I’m currently reading a couple of blogs which talk about AI in two very different and contrasting ways.
Loud Thinking is pragmatic, down to earth and humorous. It cuts through much of the current hyperbole surrounding AI and is very much in the ‘settle down, don’t panic, AI is an amazing tool’ camp.
In stark contrast is The Ten Thousand Things. Ordinarily a blog about the nature of mind and the attendant philosophy and psychology, it has latterly become a psychoanalytic exploration of AI by the author Robert Saltzman PhD, an ex psychotherapist.

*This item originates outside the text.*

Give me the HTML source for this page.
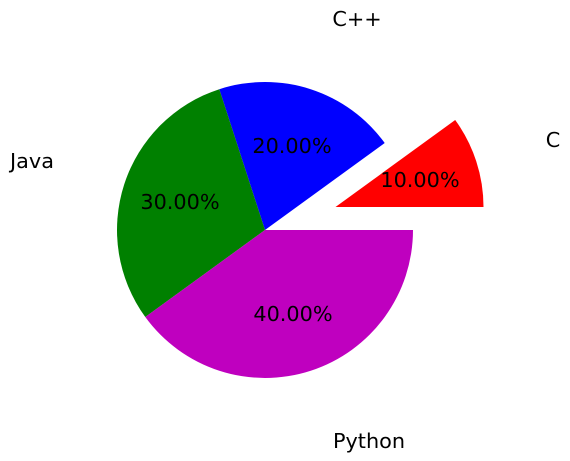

I enjoy and appreciate both perspectives as it seems to me that whatever AI may or may not be remains unknowable. It is neither one thing nor another and we pigeonhole it at our peril.
Good morning.
The DJ tonight played Miss You by The Rolling Stones which always reminds me when Prince was once asked what Rolling Stones song he wished he’d written, to which he replied Miss You. Fair enough.
He was then asked which U2 song he wished he’d written to which he replied: I could have written any of them but wouldn’t want to. Ouch!
Good afternoon.
Good morning.
You have to write the story of your life before you can forget it and leave it behind.